Now, Mr. Klein is hardly the first liberal pundit to make this admission, nor will he be the last. I can't recall having ever before read someone claim that, because the administration was working with faulty numbers, they shouldn't be judged too harshly for putting together a faulty package, but that is actually beside the point. There is a much more subtle admission here, one that I think Mr. Klein would vehemently deny in most other contexts: even when filled with an array of intelligent, experienced, highly-qualified experts, the government basically had no better idea what is was doing than you or me.

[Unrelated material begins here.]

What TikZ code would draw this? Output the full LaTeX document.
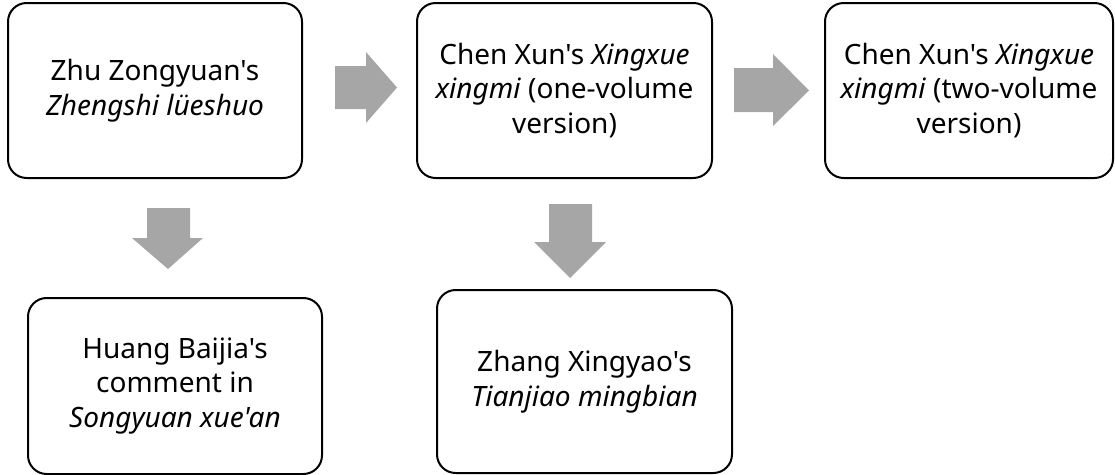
\documentclass[tikz,border=0pt]{standalone}
\usepackage{fontspec}
\newfontfamily\nf{Noto Sans}
\definecolor{arrowgray}{RGB}{166,166,166}
\begin{document}
\begin{tikzpicture}[x=0.75pt,y=-0.75pt,
  box/.style={draw=black, line width=1.5pt, rounded corners=14pt, fill=white,
    inner sep=0pt, align=center, font=\nf\fontsize{21}{26}\selectfont},
  blockarrow/.style={fill=arrowgray, draw=none}]
\useasboundingbox (0,0) rectangle (1115,475);
\node[box, minimum width=220.5pt, minimum height=131.25pt] (zhu) at (155,90.5)
  {Zhu Zongyuan's\\\textit{Zhengshi lüeshuo}};
\node[box, minimum width=221.25pt, minimum height=131.25pt] (chen1) at (564.5,90.5)
  {Chen Xun's \textit{Xingxue}\\\textit{xingmi} (one-volume\\version)};
\node[box, minimum width=216pt, minimum height=131.25pt] (chen2) at (969,90.5)
  {Chen Xun's \textit{Xingxue}\\\textit{xingmi} (two-volume\\version)};
\node[box, minimum width=220.5pt, minimum height=132pt] (huang) at (175,386)
  {Huang Baijia's\\comment in\\\textit{Songyuan xue'an}};
\node[box, minimum width=221.25pt, minimum height=137.25pt] (zhang) at (584.5,381.5)
  {Zhang Xingyao's\\\textit{Tianjiao mingbian}};
% block arrows
\fill[blockarrow] (335,66) -- (366,66) -- (366,52) -- (397,87.5) -- (366,123) -- (366,109) -- (335,109) -- cycle;
\fill[blockarrow] (734,68) -- (773,68) -- (773,54) -- (809,90.5) -- (773,126) -- (773,112) -- (734,112) -- cycle;
\fill[blockarrow] (147,208) -- (190,208) -- (190,238) -- (203,238) -- (168,269) -- (132,238) -- (147,238) -- cycle;
\fill[blockarrow] (549,204) -- (592,204) -- (592,242) -- (606,242) -- (570,278) -- (534,242) -- (549,242) -- cycle;
\end{tikzpicture}
\end{document}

That assumption, that government fails not because of stupidity, but because of good-faith ignorance, is the essence of conservatism. The economy is simply too massive a thing to be closely tracked in real time, and without that accurate data government cannot effectively direct its resources towards productive ends. Only by putting purchasing power into the hands of individuals, who are closest to the infinitesimal transactions that aggregate into the full economy, can you hope to jolt it into action.

Certainly, the government can do some things: massive spending will of course lead to at least some money being put to productive use. But it also tends to lead to lots to money being wasted, which is the other dramatic flaw with the stimulus that Mr. Klein et al. seem unwilling to contend with. Money wasted on unprofitable green energy initiatives or Indian Casinos is a disgrace to begin with, one that no one has ever effectively extricated from the political process. But it's also a vacuum sucking money away from more productive uses.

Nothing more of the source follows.